**Written task:** All of the material below is to be restated word for word, apart from the pictures.

**Data provided:**

====

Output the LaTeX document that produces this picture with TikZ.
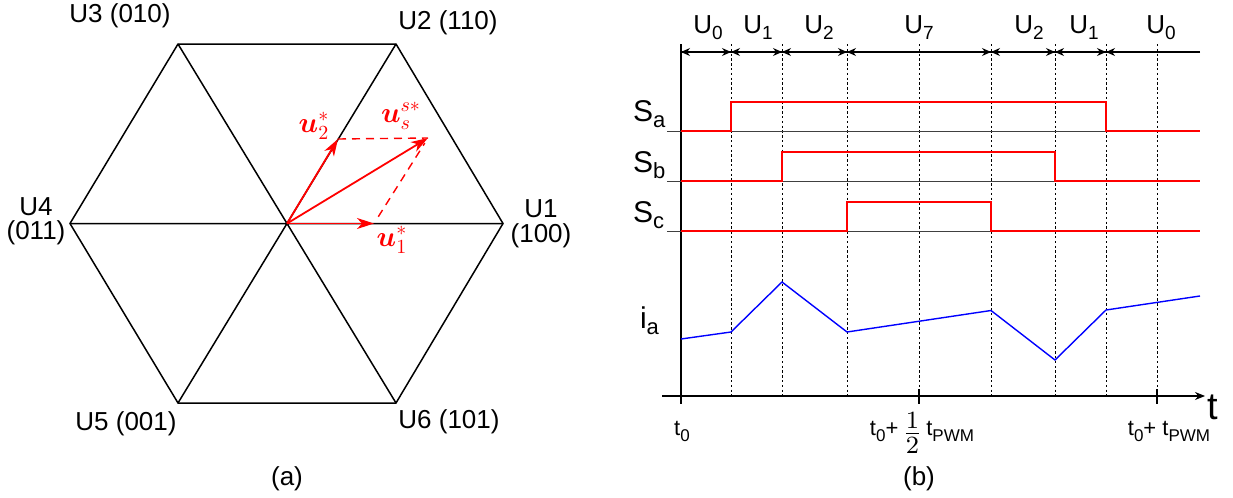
\documentclass[tikz,border=0pt]{standalone}
\usepackage{fontspec}
\setmainfont{Liberation Sans}
\usepackage{amsmath}
\usepackage{graphicx}
\usetikzlibrary{arrows.meta}
\newcommand{\mysub}[2]{\raisebox{-3pt}{\fontsize{#1}{#1}\selectfont #2}}
\newcommand{\myhalf}{\raisebox{-3.5pt}{\scalebox{1.55}{$\frac{1}{2}$}}}
\begin{document}
\begin{tikzpicture}[x=0.5pt,y=-0.5pt,
  every node/.style={inner sep=0pt, outer sep=0pt},
  txt/.style={font=\fontsize{13}{15}\selectfont},
  big/.style={font=\fontsize{15}{17}\selectfont},
  small/.style={font=\fontsize{11}{13}\selectfont},
  mathlbl/.style={red, font=\fontsize{14}{16}\selectfont},
  hexline/.style={line width=0.75pt, black},
  vec/.style={red, line width=0.9pt, -{Stealth[length=8.5pt,width=5.5pt,inset=2.5pt]}},
  aux/.style={red, line width=0.7pt, dash pattern=on 4pt off 3pt},
  axis/.style={line width=0.6pt, black},
  gridline/.style={line width=0.45pt, black, dash pattern=on 1.2pt off 1.2pt},
  dim/.style={line width=0.6pt, {Stealth[length=4.5pt,width=4pt]}-{Stealth[length=4.5pt,width=4pt]}},
  halfdim/.style={line width=0.6pt, -{Stealth[length=4.5pt,width=4pt]}},
  base/.style={line width=0.5pt, black!75},
  sig/.style={line width=0.9pt, red},
  cur/.style={line width=0.7pt, blue},
]
\useasboundingbox (0,0) rectangle (1233,498);

% ---------------- (a) hexagon ----------------
\coordinate (O) at (287,223.5);
\coordinate (V1) at (503,223.5);
\coordinate (V2) at (396,44);
\coordinate (V3) at (178,44);
\coordinate (V4) at (70,223.5);
\coordinate (V5) at (178,403);
\coordinate (V6) at (396,403);
\draw[hexline] (V1)--(V2)--(V3)--(V4)--(V5)--(V6)--cycle;
\draw[hexline] (V1)--(V4) (V2)--(V5) (V3)--(V6);

\node[txt, anchor=base] (L3) at (120,22) {U3 (010)};
\node[txt, anchor=base] (L2) at (448,30) {U2 (110)};
\node[txt, anchor=base] (L4a) at (36,215) {U4};
\node[txt, anchor=base] (L4b) at (36,239) {(011)};
\node[txt, anchor=base] (L1a) at (541,217) {U1};
\node[txt, anchor=base] (L1b) at (541,242) {(100)};
\node[txt, anchor=base] (L5) at (126,430) {U5 (001)};
\node[txt, anchor=base] (L6) at (449,428) {U6 (101)};
\node[txt, anchor=base] (La) at (287,485) {(a)};

\coordinate (T1) at (374,223.5);
\coordinate (T2) at (338,139);
\coordinate (TS) at (428,138);
\draw[aux] (T2) -- (TS);
\draw[aux, shorten <=4pt, shorten >=3pt] (T1) -- (TS);
\draw[vec] (O) -- (T1);
\draw[vec] (O) -- (T2);
\draw[vec] (O) -- (TS);
\node[mathlbl] (lu2) at (314,126) {$\boldsymbol{u}_2^*$};
\node[mathlbl] (lus) at (401,116) {$\boldsymbol{u}_s^{s*}$};
\node[mathlbl] (lu1) at (392,240) {$\boldsymbol{u}_1^*$};

% ---------------- (b) timing ----------------
\foreach \x in {731,782,847,919,991,1055,1106,1157}
  \draw[gridline] (\x,44) -- (\x,396);

\coordinate (D0) at (681,52);
\coordinate (D1) at (731,52);
\coordinate (D2) at (782,52);
\coordinate (D3) at (847,52);
\coordinate (D4) at (991,52);
\coordinate (D5) at (1055,52);
\coordinate (D6) at (1106,52);
\coordinate (DR) at (1200,52);
\draw[axis] (D0) -- (DR);
\draw[dim] (D0) -- (D1);
\draw[dim] (D1) -- (D2);
\draw[dim] (D2) -- (D3);
\draw[dim] (D3) -- (D4);
\draw[dim] (D4) -- (D5);
\draw[dim] (D5) -- (D6);
\draw[halfdim] (DR) -- (D6);

\node[txt, anchor=base] (u0a) at (708,33) {U\mysub{9.5}{0}};
\node[txt, anchor=base] (u1a) at (758,33) {U\mysub{9.5}{1}};
\node[txt, anchor=base] (u2a) at (819,33) {U\mysub{9.5}{2}};
\node[txt, anchor=base] (u7) at (919,33) {U\mysub{9.5}{7}};
\node[txt, anchor=base] (u2b) at (1029,33) {U\mysub{9.5}{2}};
\node[txt, anchor=base] (u1b) at (1084,33) {U\mysub{9.5}{1}};
\node[txt, anchor=base] (u0b) at (1161,33) {U\mysub{9.5}{0}};

% axes
\coordinate (Atop) at (681,44);
\coordinate (Abot) at (681,404);
\draw[axis] (Atop) -- (Abot);
\coordinate (Tl) at (662,396);
\coordinate (Tr) at (1205,396);
\draw[axis, -{Stealth[length=5pt,width=4pt]}] (Tl) -- (Tr);
\foreach \x in {681,919,1157}
  \draw[axis] (\x,389) -- (\x,404);
\node[font=\fontsize{19}{21}\selectfont, anchor=base] (tl) at (1213,419) {t};

% switching signals
\draw[base] (667,131) -- (1200,131);
\draw[sig] (681,131) -| (731,102) -| (1106,131) -- (1200,131);
\draw[base] (667,181) -- (1200,181);
\draw[sig] (681,181) -| (782,152) -| (1055,181) -- (1200,181);
\draw[base] (667,231) -- (1200,231);
\draw[sig] (681,231) -| (847,202) -| (991,231) -- (1200,231);

\node[big, anchor=base west] (sa) at (633,121) {S\mysub{11}{a}};
\node[big, anchor=base west] (sb) at (633,172) {S\mysub{11}{b}};
\node[big, anchor=base west] (sc) at (633,222) {S\mysub{11}{c}};

% phase current
\draw[cur] (681,339) -- (731,332) -- (782,282) -- (847,332) -- (991,310.5) -- (1055,360) -- (1106,310) -- (1200,296);
\node[big, anchor=base west] (ia) at (640,328) {i\mysub{11}{a}};

% time labels
\node[small, anchor=base] (t0) at (682,435) {t\mysub{8.5}{0}};
\node[small, anchor=base] (th) at (922,435) {t\mysub{8.5}{0}+\,\myhalf\,t\mysub{8.5}{PWM}};
\node[small, anchor=base] (tT) at (1169,435) {t\mysub{8.5}{0}+ t\mysub{8.5}{PWM}};
\node[txt, anchor=base] (Lb) at (919,485) {(b)};
\end{tikzpicture}
\end{document}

====

**Response to the exercise:**
Output the LaTeX document that produces this picture with TikZ.
\documentclass[tikz,border=0pt]{standalone}
\usepackage{fontspec}
\setmainfont{Liberation Sans}
\usepackage{amsmath}
\usepackage{graphicx}
\usetikzlibrary{arrows.meta}
\newcommand{\mysub}[2]{\raisebox{-3pt}{\fontsize{#1}{#1}\selectfont #2}}
\newcommand{\myhalf}{\raisebox{-3.5pt}{\scalebox{1.55}{$\frac{1}{2}$}}}
\begin{document}
\begin{tikzpicture}[x=0.5pt,y=-0.5pt,
  every node/.style={inner sep=0pt, outer sep=0pt},
  txt/.style={font=\fontsize{13}{15}\selectfont},
  big/.style={font=\fontsize{15}{17}\selectfont},
  small/.style={font=\fontsize{11}{13}\selectfont},
  mathlbl/.style={red, font=\fontsize{14}{16}\selectfont},
  hexline/.style={line width=0.75pt, black},
  vec/.style={red, line width=0.9pt, -{Stealth[length=8.5pt,width=5.5pt,inset=2.5pt]}},
  aux/.style={red, line width=0.7pt, dash pattern=on 4pt off 3pt},
  axis/.style={line width=0.6pt, black},
  gridline/.style={line width=0.45pt, black, dash pattern=on 1.2pt off 1.2pt},
  dim/.style={line width=0.6pt, {Stealth[length=4.5pt,width=4pt]}-{Stealth[length=4.5pt,width=4pt]}},
  halfdim/.style={line width=0.6pt, -{Stealth[length=4.5pt,width=4pt]}},
  base/.style={line width=0.5pt, black!75},
  sig/.style={line width=0.9pt, red},
  cur/.style={line width=0.7pt, blue},
]
\useasboundingbox (0,0) rectangle (1233,498);

% ---------------- (a) hexagon ----------------
\coordinate (O) at (287,223.5);
\coordinate (V1) at (503,223.5);
\coordinate (V2) at (396,44);
\coordinate (V3) at (178,44);
\coordinate (V4) at (70,223.5);
\coordinate (V5) at (178,403);
\coordinate (V6) at (396,403);
\draw[hexline] (V1)--(V2)--(V3)--(V4)--(V5)--(V6)--cycle;
\draw[hexline] (V1)--(V4) (V2)--(V5) (V3)--(V6);

\node[txt, anchor=base] (L3) at (120,22) {U3 (010)};
\node[txt, anchor=base] (L2) at (448,30) {U2 (110)};
\node[txt, anchor=base] (L4a) at (36,215) {U4};
\node[txt, anchor=base] (L4b) at (36,239) {(011)};
\node[txt, anchor=base] (L1a) at (541,217) {U1};
\node[txt, anchor=base] (L1b) at (541,242) {(100)};
\node[txt, anchor=base] (L5) at (126,430) {U5 (001)};
\node[txt, anchor=base] (L6) at (449,428) {U6 (101)};
\node[txt, anchor=base] (La) at (287,485) {(a)};

\coordinate (T1) at (374,223.5);
\coordinate (T2) at (338,139);
\coordinate (TS) at (428,138);
\draw[aux] (T2) -- (TS);
\draw[aux, shorten <=4pt, shorten >=3pt] (T1) -- (TS);
\draw[vec] (O) -- (T1);
\draw[vec] (O) -- (T2);
\draw[vec] (O) -- (TS);
\node[mathlbl] (lu2) at (314,126) {$\boldsymbol{u}_2^*$};
\node[mathlbl] (lus) at (401,116) {$\boldsymbol{u}_s^{s*}$};
\node[mathlbl] (lu1) at (392,240) {$\boldsymbol{u}_1^*$};

% ---------------- (b) timing ----------------
\foreach \x in {731,782,847,919,991,1055,1106,1157}
  \draw[gridline] (\x,44) -- (\x,396);

\coordinate (D0) at (681,52);
\coordinate (D1) at (731,52);
\coordinate (D2) at (782,52);
\coordinate (D3) at (847,52);
\coordinate (D4) at (991,52);
\coordinate (D5) at (1055,52);
\coordinate (D6) at (1106,52);
\coordinate (DR) at (1200,52);
\draw[axis] (D0) -- (DR);
\draw[dim] (D0) -- (D1);
\draw[dim] (D1) -- (D2);
\draw[dim] (D2) -- (D3);
\draw[dim] (D3) -- (D4);
\draw[dim] (D4) -- (D5);
\draw[dim] (D5) -- (D6);
\draw[halfdim] (DR) -- (D6);

\node[txt, anchor=base] (u0a) at (708,33) {U\mysub{9.5}{0}};
\node[txt, anchor=base] (u1a) at (758,33) {U\mysub{9.5}{1}};
\node[txt, anchor=base] (u2a) at (819,33) {U\mysub{9.5}{2}};
\node[txt, anchor=base] (u7) at (919,33) {U\mysub{9.5}{7}};
\node[txt, anchor=base] (u2b) at (1029,33) {U\mysub{9.5}{2}};
\node[txt, anchor=base] (u1b) at (1084,33) {U\mysub{9.5}{1}};
\node[txt, anchor=base] (u0b) at (1161,33) {U\mysub{9.5}{0}};

% axes
\coordinate (Atop) at (681,44);
\coordinate (Abot) at (681,404);
\draw[axis] (Atop) -- (Abot);
\coordinate (Tl) at (662,396);
\coordinate (Tr) at (1205,396);
\draw[axis, -{Stealth[length=5pt,width=4pt]}] (Tl) -- (Tr);
\foreach \x in {681,919,1157}
  \draw[axis] (\x,389) -- (\x,404);
\node[font=\fontsize{19}{21}\selectfont, anchor=base] (tl) at (1213,419) {t};

% switching signals
\draw[base] (667,131) -- (1200,131);
\draw[sig] (681,131) -| (731,102) -| (1106,131) -- (1200,131);
\draw[base] (667,181) -- (1200,181);
\draw[sig] (681,181) -| (782,152) -| (1055,181) -- (1200,181);
\draw[base] (667,231) -- (1200,231);
\draw[sig] (681,231) -| (847,202) -| (991,231) -- (1200,231);

\node[big, anchor=base west] (sa) at (633,121) {S\mysub{11}{a}};
\node[big, anchor=base west] (sb) at (633,172) {S\mysub{11}{b}};
\node[big, anchor=base west] (sc) at (633,222) {S\mysub{11}{c}};

% phase current
\draw[cur] (681,339) -- (731,332) -- (782,282) -- (847,332) -- (991,310.5) -- (1055,360) -- (1106,310) -- (1200,296);
\node[big, anchor=base west] (ia) at (640,328) {i\mysub{11}{a}};

% time labels
\node[small, anchor=base] (t0) at (682,435) {t\mysub{8.5}{0}};
\node[small, anchor=base] (th) at (922,435) {t\mysub{8.5}{0}+\,\myhalf\,t\mysub{8.5}{PWM}};
\node[small, anchor=base] (tT) at (1169,435) {t\mysub{8.5}{0}+ t\mysub{8.5}{PWM}};
\node[txt, anchor=base] (Lb) at (919,485) {(b)};
\end{tikzpicture}
\end{document}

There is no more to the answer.